GIVEN REQUEST> How many lines of the records below contain the word "that"? Answer with the number alone.

RECORDS PROVIDED>
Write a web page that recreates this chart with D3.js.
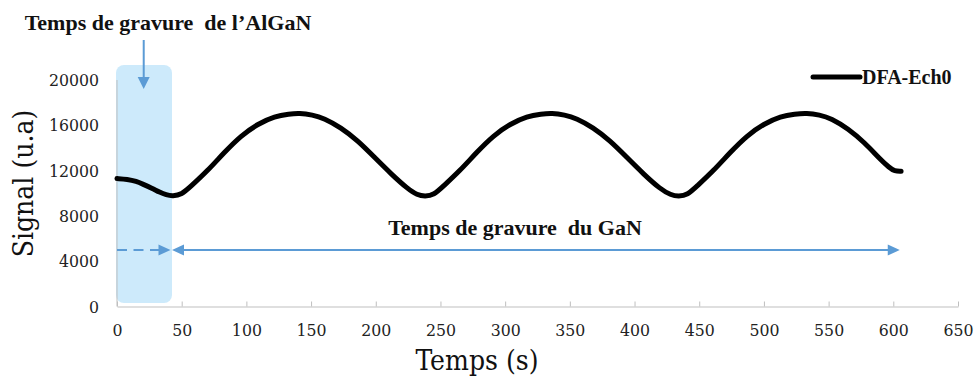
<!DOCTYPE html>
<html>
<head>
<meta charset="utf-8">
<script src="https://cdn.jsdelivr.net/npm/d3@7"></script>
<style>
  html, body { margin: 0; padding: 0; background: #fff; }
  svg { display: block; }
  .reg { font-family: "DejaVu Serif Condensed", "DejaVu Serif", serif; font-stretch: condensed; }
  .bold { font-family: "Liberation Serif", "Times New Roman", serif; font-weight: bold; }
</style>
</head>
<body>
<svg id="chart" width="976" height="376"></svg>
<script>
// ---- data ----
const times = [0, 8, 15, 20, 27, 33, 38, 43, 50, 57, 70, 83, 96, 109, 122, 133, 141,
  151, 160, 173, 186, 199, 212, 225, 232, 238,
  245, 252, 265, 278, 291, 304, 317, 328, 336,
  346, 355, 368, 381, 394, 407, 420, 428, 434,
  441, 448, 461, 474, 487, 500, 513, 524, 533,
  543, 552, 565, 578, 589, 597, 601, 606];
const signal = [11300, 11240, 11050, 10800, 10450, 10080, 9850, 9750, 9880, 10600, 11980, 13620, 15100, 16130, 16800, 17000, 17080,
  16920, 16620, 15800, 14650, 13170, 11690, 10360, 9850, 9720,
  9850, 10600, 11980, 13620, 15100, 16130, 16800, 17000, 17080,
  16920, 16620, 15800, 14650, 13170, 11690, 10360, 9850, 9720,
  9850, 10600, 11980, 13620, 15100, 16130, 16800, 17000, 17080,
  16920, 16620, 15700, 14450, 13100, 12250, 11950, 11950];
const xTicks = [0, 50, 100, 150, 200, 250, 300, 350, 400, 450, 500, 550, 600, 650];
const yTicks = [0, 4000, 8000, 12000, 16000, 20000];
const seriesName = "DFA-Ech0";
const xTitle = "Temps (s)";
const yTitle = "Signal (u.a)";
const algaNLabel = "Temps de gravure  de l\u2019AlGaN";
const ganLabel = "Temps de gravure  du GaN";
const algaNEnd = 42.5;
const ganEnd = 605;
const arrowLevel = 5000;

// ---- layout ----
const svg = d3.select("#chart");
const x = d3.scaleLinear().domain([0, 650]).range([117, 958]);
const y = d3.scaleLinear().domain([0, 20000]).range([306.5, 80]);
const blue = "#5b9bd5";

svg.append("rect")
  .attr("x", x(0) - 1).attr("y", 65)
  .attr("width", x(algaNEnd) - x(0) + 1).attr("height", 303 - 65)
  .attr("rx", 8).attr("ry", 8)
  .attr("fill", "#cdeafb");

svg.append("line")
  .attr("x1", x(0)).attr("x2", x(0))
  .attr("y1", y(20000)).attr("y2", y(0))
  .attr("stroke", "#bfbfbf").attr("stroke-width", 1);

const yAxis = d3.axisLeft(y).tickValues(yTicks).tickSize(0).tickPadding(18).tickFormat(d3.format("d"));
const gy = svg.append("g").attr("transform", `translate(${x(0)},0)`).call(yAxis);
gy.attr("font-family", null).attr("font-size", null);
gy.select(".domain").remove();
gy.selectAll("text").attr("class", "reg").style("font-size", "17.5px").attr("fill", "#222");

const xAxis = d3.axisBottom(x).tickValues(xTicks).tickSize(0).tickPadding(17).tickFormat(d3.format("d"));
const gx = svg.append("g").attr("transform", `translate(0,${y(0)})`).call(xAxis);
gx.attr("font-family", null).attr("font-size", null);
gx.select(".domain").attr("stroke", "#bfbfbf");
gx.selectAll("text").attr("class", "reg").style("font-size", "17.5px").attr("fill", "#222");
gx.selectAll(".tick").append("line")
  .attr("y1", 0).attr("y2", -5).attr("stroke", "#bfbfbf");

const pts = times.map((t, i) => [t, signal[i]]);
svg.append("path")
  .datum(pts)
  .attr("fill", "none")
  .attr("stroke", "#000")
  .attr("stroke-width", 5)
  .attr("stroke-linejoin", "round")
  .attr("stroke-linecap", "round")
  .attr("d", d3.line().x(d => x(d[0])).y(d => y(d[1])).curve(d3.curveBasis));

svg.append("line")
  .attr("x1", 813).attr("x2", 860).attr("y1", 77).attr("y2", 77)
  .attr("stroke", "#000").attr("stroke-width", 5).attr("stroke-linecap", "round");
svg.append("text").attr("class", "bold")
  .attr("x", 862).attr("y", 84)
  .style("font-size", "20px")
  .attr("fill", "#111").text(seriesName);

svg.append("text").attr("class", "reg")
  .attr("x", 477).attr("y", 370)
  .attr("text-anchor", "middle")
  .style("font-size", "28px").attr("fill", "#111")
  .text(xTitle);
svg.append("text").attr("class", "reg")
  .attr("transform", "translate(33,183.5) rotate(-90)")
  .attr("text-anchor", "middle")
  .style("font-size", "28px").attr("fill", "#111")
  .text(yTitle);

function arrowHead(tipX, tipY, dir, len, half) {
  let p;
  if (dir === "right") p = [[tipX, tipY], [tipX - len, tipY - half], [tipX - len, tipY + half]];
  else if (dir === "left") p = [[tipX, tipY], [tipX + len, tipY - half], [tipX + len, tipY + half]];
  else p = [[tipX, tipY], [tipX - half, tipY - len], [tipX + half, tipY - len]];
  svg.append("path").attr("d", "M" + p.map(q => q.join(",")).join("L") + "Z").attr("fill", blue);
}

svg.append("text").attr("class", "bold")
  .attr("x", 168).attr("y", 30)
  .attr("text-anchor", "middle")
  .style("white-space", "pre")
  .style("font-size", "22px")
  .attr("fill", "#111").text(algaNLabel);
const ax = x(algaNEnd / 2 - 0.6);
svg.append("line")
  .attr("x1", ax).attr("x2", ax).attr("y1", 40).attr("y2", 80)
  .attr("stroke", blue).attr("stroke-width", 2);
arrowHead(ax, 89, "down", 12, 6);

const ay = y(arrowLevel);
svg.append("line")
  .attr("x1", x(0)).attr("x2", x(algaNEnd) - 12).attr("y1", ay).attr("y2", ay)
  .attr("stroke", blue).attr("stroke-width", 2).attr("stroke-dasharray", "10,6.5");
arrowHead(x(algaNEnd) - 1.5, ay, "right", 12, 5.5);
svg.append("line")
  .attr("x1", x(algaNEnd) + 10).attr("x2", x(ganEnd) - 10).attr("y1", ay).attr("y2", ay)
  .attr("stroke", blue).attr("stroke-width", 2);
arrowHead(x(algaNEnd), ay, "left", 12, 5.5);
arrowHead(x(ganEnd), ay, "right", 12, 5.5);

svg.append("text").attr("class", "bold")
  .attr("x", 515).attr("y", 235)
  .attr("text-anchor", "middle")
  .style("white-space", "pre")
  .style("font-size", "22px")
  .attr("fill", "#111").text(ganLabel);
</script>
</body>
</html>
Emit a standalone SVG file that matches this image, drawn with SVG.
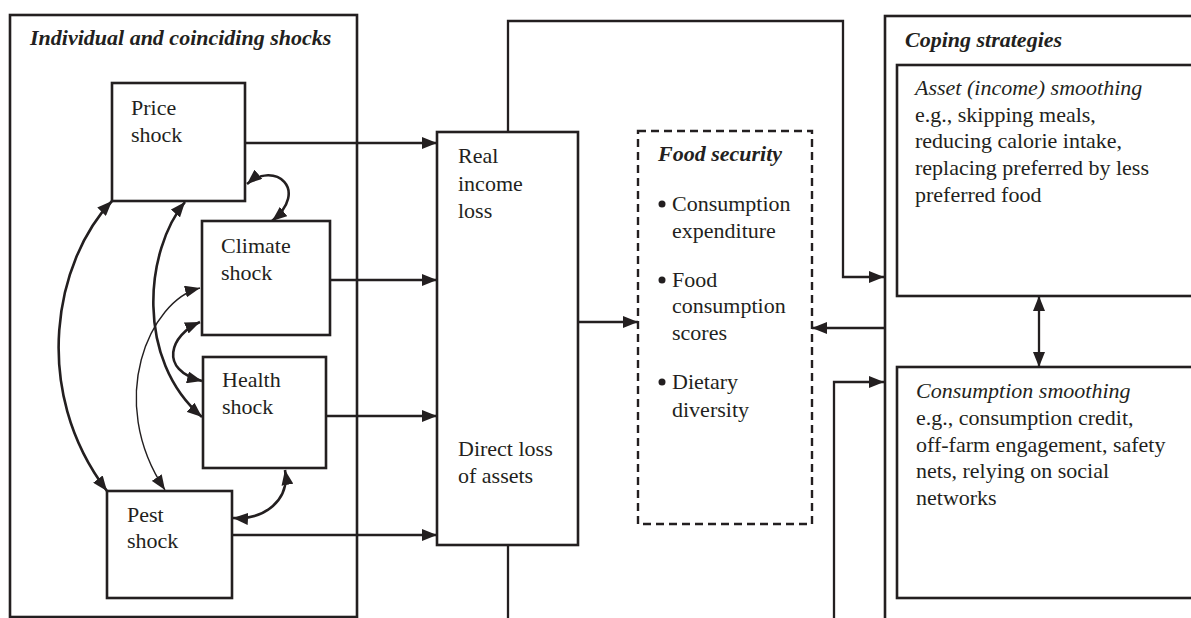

SOLUTION TO THIS PROBLEM> 2